Short problem
Repeat all the material exactly; pictures stay out of your copy.

Supplied data
* * * * * * *
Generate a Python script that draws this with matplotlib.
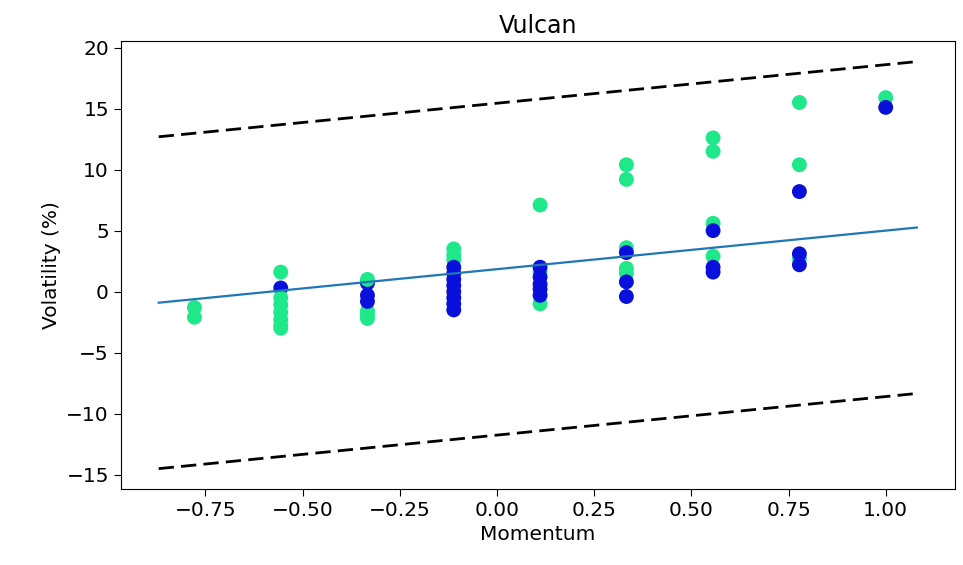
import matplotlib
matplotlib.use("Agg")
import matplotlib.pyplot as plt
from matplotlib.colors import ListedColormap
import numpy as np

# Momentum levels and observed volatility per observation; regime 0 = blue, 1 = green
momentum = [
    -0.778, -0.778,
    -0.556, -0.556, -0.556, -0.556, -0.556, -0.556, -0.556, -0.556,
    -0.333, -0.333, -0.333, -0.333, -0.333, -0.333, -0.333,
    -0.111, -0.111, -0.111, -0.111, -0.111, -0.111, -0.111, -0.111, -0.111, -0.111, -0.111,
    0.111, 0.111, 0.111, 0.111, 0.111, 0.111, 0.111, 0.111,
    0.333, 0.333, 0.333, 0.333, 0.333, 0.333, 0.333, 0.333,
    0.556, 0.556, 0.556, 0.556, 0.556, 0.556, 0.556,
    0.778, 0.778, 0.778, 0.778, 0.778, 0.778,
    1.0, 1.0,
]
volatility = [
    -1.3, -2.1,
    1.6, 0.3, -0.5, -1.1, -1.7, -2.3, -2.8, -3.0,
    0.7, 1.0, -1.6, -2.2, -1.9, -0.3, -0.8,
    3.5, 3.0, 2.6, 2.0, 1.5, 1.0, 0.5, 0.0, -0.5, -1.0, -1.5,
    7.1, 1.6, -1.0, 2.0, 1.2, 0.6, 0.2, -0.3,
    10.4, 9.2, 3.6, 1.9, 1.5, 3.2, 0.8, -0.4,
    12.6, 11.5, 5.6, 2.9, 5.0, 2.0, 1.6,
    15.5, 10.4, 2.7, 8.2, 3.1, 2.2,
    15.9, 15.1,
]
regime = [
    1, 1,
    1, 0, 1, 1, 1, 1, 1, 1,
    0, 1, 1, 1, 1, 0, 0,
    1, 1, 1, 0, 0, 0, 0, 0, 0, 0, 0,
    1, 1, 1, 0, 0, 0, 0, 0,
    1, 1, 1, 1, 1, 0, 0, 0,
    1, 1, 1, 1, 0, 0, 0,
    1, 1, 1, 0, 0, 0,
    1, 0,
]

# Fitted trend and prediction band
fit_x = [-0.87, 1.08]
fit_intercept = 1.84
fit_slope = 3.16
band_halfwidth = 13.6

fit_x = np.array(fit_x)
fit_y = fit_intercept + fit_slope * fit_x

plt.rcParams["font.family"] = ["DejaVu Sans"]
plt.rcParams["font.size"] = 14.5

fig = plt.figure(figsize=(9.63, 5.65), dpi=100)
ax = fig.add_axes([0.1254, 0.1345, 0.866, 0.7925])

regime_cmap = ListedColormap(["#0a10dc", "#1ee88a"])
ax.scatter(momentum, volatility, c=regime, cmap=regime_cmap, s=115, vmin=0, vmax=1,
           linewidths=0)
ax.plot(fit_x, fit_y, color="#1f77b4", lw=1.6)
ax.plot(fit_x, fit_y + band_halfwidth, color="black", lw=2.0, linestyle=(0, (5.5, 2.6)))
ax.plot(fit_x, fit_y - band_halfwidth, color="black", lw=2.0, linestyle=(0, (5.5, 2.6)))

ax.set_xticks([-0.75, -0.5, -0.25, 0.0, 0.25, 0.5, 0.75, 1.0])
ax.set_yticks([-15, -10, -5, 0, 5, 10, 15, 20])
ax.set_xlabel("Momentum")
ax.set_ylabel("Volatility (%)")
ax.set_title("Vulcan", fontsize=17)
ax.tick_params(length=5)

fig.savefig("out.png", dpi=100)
* * * * * * *
Exercise output
Generate a Python script that draws this with matplotlib.
import matplotlib
matplotlib.use("Agg")
import matplotlib.pyplot as plt
from matplotlib.colors import ListedColormap
import numpy as np

# Momentum levels and observed volatility per observation; regime 0 = blue, 1 = green
momentum = [
    -0.778, -0.778,
    -0.556, -0.556, -0.556, -0.556, -0.556, -0.556, -0.556, -0.556,
    -0.333, -0.333, -0.333, -0.333, -0.333, -0.333, -0.333,
    -0.111, -0.111, -0.111, -0.111, -0.111, -0.111, -0.111, -0.111, -0.111, -0.111, -0.111,
    0.111, 0.111, 0.111, 0.111, 0.111, 0.111, 0.111, 0.111,
    0.333, 0.333, 0.333, 0.333, 0.333, 0.333, 0.333, 0.333,
    0.556, 0.556, 0.556, 0.556, 0.556, 0.556, 0.556,
    0.778, 0.778, 0.778, 0.778, 0.778, 0.778,
    1.0, 1.0,
]
volatility = [
    -1.3, -2.1,
    1.6, 0.3, -0.5, -1.1, -1.7, -2.3, -2.8, -3.0,
    0.7, 1.0, -1.6, -2.2, -1.9, -0.3, -0.8,
    3.5, 3.0, 2.6, 2.0, 1.5, 1.0, 0.5, 0.0, -0.5, -1.0, -1.5,
    7.1, 1.6, -1.0, 2.0, 1.2, 0.6, 0.2, -0.3,
    10.4, 9.2, 3.6, 1.9, 1.5, 3.2, 0.8, -0.4,
    12.6, 11.5, 5.6, 2.9, 5.0, 2.0, 1.6,
    15.5, 10.4, 2.7, 8.2, 3.1, 2.2,
    15.9, 15.1,
]
regime = [
    1, 1,
    1, 0, 1, 1, 1, 1, 1, 1,
    0, 1, 1, 1, 1, 0, 0,
    1, 1, 1, 0, 0, 0, 0, 0, 0, 0, 0,
    1, 1, 1, 0, 0, 0, 0, 0,
    1, 1, 1, 1, 1, 0, 0, 0,
    1, 1, 1, 1, 0, 0, 0,
    1, 1, 1, 0, 0, 0,
    1, 0,
]

# Fitted trend and prediction band
fit_x = [-0.87, 1.08]
fit_intercept = 1.84
fit_slope = 3.16
band_halfwidth = 13.6

fit_x = np.array(fit_x)
fit_y = fit_intercept + fit_slope * fit_x

plt.rcParams["font.family"] = ["DejaVu Sans"]
plt.rcParams["font.size"] = 14.5

fig = plt.figure(figsize=(9.63, 5.65), dpi=100)
ax = fig.add_axes([0.1254, 0.1345, 0.866, 0.7925])

regime_cmap = ListedColormap(["#0a10dc", "#1ee88a"])
ax.scatter(momentum, volatility, c=regime, cmap=regime_cmap, s=115, vmin=0, vmax=1,
           linewidths=0)
ax.plot(fit_x, fit_y, color="#1f77b4", lw=1.6)
ax.plot(fit_x, fit_y + band_halfwidth, color="black", lw=2.0, linestyle=(0, (5.5, 2.6)))
ax.plot(fit_x, fit_y - band_halfwidth, color="black", lw=2.0, linestyle=(0, (5.5, 2.6)))

ax.set_xticks([-0.75, -0.5, -0.25, 0.0, 0.25, 0.5, 0.75, 1.0])
ax.set_yticks([-15, -10, -5, 0, 5, 10, 15, 20])
ax.set_xlabel("Momentum")
ax.set_ylabel("Volatility (%)")
ax.set_title("Vulcan", fontsize=17)
ax.tick_params(length=5)

fig.savefig("out.png", dpi=100)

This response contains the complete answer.